Metamaterials are artificial media with unusual functionalities resulting from structuring on a length-scale shorter than the wavelength of light. Seen as a key technology of the future, metamaterials research has grown rapidly in the past decade.
In an interview with optics.org Plum explained the background to the Research Group’s latest results: “Nonlinear optical activity, that is intensity-dependent rotation of the polarization state of light, was first observed in the 1970s, after the invention of the laser. However, until now it was an extremely weak effect, too small for practical applications even in spectroscopy.

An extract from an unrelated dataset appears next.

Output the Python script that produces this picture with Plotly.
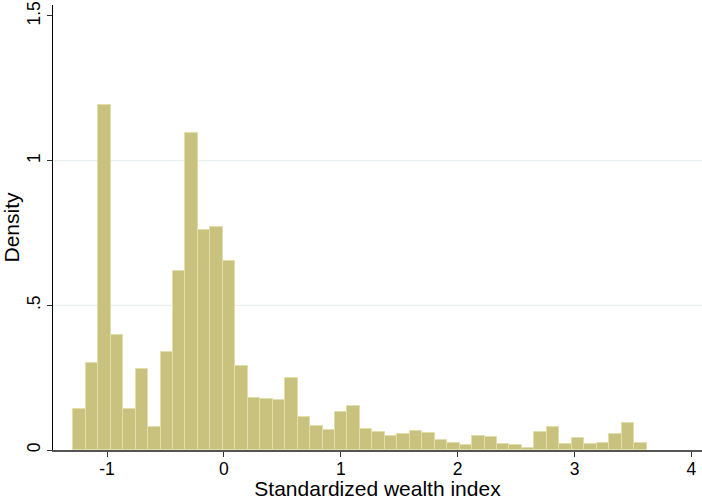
import plotly.graph_objects as go

# Histogram of the standardized wealth index (density scale)
bin_start = -1.288
bin_width = 0.1066
density = [
    0.141, 0.302, 1.194, 0.396, 0.141, 0.279, 0.078, 0.339, 0.617, 1.095,
    0.759, 0.770, 0.653, 0.291, 0.181, 0.178, 0.172, 0.248, 0.113, 0.084,
    0.068, 0.133, 0.152, 0.073, 0.062, 0.048, 0.054, 0.066, 0.059, 0.036,
    0.024, 0.018, 0.047, 0.044, 0.022, 0.018, 0.007, 0.061, 0.081, 0.021,
    0.042, 0.021, 0.024, 0.055, 0.092, 0.024,
]
x_ticks = [-1, 0, 1, 2, 3, 4]
x_tick_text = ["-1", "0", "1", "2", "3", "4"]
y_ticks = [0, 0.5, 1, 1.5]
y_tick_text = ["0", ".5", "1", "1.5"]
grid_levels = [0.5, 1]

centers = [bin_start + (i + 0.5) * bin_width for i in range(len(density))]

FONT = "Liberation Sans, Arial, Helvetica, sans-serif"

fig = go.Figure(
    go.Bar(
        x=centers,
        y=density,
        width=bin_width,
        marker=dict(color="#c9c27e", line=dict(color="#e2deaa", width=1)),
        hoverinfo="x+y",
    )
)

for g in grid_levels:
    fig.add_shape(
        type="line", xref="paper", x0=0, x1=1, yref="y", y0=g, y1=g,
        line=dict(color="#e7eff1", width=1.2), layer="below",
    )

fig.update_layout(
    width=702,
    height=500,
    margin=dict(l=53, r=0, t=5, b=50),
    paper_bgcolor="white",
    plot_bgcolor="white",
    bargap=0,
    showlegend=False,
    font=dict(family=FONT, size=17.5, color="black"),
    xaxis=dict(
        range=[-1.462, 4.09],
        tickvals=x_ticks,
        ticktext=x_tick_text,
        ticks="outside",
        ticklen=5,
        tickwidth=1,
        tickcolor="#333",
        ticklabelstandoff=-3,
        showgrid=False,
        zeroline=False,
        showline=True,
        linecolor="#555",
        linewidth=1.5,
        title=dict(text="Standardized wealth index", standoff=2),
    ),
    yaxis=dict(
        range=[0, 1.538],
        tickvals=y_ticks,
        ticktext=y_tick_text,
        tickangle=-90,
        ticks="outside",
        ticklen=5,
        tickwidth=1,
        tickcolor="#333",
        showgrid=False,
        zeroline=False,
        showline=True,
        linecolor="black",
        linewidth=1,
        title=dict(text="Density", standoff=6),
    ),
)

fig.write_html("out.html")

”Although this first observation of exceptionally large nonlinear optical activity in metamaterials is mainly a fundamental result, it could form the basis for novel types of light modulators and optical signal processing. For example, our metamaterial will directly translate an intensity modulated optical signal into one that is polarization modulated.”
What are metamaterials?
The ORC metamaterial consists of a 50 nm-thick gold film perforated with an array of asymmetrically split ring apertures. The nanostructure is supported by a fused quartz substrate, however, this is not important for its optical properties. A metamaterial is an artificial medium that derives unusual and useful optical properties from structuring on a length scale shorter than the wavelength of light. Thus its optical properties are mainly controlled by artificial structuring rather than its chemical composition.
Plum added, “In this research, we combined two of our earlier key results to achieve the giant nonlinear optical activity that we have just reported”: (i) The discovery of giant linear optical activity (polarization rotation) in planar metamaterials, i.e. nanostructured metal films [Phys. Rev. Lett. 102, 113902 (2009)], and (ii) the observation that local field enhancement in resonant gold nanostructures can enhance their nonlinear response hundreds of times [Adv. Mater. 23, 5540 (2011)].

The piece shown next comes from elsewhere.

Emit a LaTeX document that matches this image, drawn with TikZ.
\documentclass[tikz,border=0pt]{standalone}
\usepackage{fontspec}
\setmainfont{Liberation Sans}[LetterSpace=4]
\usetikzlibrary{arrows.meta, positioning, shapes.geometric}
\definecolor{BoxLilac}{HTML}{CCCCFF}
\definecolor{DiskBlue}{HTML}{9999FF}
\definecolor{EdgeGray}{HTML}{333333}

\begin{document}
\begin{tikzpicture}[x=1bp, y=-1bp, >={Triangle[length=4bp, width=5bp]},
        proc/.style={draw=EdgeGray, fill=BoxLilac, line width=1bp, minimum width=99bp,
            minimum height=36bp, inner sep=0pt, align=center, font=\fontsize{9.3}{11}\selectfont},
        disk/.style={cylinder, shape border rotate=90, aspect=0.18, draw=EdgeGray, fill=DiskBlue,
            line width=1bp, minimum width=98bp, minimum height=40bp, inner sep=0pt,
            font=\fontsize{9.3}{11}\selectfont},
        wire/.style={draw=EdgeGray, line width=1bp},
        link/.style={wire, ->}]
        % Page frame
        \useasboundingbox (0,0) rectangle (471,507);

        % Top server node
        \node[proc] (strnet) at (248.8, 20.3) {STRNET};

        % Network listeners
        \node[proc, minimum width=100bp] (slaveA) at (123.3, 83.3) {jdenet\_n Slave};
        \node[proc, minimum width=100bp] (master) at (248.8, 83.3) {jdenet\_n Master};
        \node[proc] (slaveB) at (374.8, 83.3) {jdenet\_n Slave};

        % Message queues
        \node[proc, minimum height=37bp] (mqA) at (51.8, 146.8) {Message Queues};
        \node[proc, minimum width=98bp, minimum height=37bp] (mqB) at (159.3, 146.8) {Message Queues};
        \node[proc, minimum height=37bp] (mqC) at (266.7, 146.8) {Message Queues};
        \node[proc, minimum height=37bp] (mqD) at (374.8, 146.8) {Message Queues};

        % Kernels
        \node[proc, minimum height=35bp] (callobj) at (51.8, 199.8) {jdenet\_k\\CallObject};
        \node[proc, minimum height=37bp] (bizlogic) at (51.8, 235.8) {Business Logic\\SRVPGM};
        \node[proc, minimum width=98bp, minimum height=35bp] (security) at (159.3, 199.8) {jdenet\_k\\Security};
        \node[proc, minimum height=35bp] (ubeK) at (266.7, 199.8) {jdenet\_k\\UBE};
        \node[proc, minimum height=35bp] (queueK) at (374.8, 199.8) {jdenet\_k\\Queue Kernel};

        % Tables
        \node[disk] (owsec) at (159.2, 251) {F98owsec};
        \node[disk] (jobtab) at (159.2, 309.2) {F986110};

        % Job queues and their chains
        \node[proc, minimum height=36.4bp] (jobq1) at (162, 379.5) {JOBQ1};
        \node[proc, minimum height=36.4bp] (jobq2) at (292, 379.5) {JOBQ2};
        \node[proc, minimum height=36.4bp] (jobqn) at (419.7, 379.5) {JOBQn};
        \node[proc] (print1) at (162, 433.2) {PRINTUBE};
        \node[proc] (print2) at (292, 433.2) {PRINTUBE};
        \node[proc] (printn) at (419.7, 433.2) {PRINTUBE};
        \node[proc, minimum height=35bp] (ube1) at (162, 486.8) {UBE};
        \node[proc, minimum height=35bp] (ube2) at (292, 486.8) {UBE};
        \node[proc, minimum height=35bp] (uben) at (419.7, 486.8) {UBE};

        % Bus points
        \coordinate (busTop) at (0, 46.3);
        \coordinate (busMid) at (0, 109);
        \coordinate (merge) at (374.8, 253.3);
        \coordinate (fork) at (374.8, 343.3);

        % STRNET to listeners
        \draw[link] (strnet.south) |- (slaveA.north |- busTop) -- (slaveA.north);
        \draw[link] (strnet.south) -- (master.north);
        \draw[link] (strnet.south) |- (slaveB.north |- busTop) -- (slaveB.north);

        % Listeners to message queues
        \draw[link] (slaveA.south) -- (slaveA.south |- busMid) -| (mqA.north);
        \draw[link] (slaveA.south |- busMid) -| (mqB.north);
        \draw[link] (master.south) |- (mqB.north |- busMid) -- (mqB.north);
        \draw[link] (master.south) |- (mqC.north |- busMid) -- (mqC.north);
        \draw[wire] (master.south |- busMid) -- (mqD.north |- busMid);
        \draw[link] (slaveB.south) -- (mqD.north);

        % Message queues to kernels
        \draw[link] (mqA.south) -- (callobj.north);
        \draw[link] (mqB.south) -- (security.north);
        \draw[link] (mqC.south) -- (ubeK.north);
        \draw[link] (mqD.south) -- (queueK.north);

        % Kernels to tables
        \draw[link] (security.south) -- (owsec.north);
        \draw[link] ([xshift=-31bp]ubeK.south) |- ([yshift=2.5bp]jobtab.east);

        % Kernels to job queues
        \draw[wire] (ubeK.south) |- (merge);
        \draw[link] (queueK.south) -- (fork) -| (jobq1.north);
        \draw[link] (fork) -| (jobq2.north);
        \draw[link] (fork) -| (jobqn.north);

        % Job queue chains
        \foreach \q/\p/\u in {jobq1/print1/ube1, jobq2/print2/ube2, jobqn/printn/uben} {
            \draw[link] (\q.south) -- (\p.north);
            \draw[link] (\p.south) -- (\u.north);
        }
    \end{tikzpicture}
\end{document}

”We expected that combining exceptionally large optical activity with an exceptionally large nonlinear response would result in giant nonlinear optical activity. Contrary to popular belief we discovered a few years ago we that linear optical activity (polarization rotation) occurs in metamaterials that are not chiral.
”Now one may argue that the light polarization cannot know whether to rotate left or right if it propagates through a material without a sense of twist. Not true!
”At oblique incidence the direction of the incident beam can break the symmetry of the experimental arrangement, making it chiral, and this can result in polarization rotation of tens of degrees in nanostructured metal films that are only tens of nanometers thick. With conventional optically active materials such as quartz this would require material thicknesses of about 0.1 mm or more.”
The described behavior is seen for oblique incidence transmission through the metamaterial for light of suitable wavelength and sufficiently high intensity. The wavelength can be easily chosen by changing the size of the metamaterial pattern. The team’s realization of the metamaterial operates around 942nm. A peak intensity around 1 GW/cm2 is sufficient.
Plum: “We studied transmission through the metamaterial at oblique incidence using a femtosecond pulsed laser. Here we measured how the orientation of the transmitted polarization state depends on wavelength and intensity.”
Southampton’s Centre for Nanostructured Photonic Metamaterials, directed by Nikolay Zheludev, is at the heart of this development. Metamaterial nanostructures developed here have demonstrated unique functionalities relevant to all-optical data processing, super-resolution imaging and dynamic control over material properties, for example for optical switches, tunable filters and in principle even chameleon and camouflage surfaces.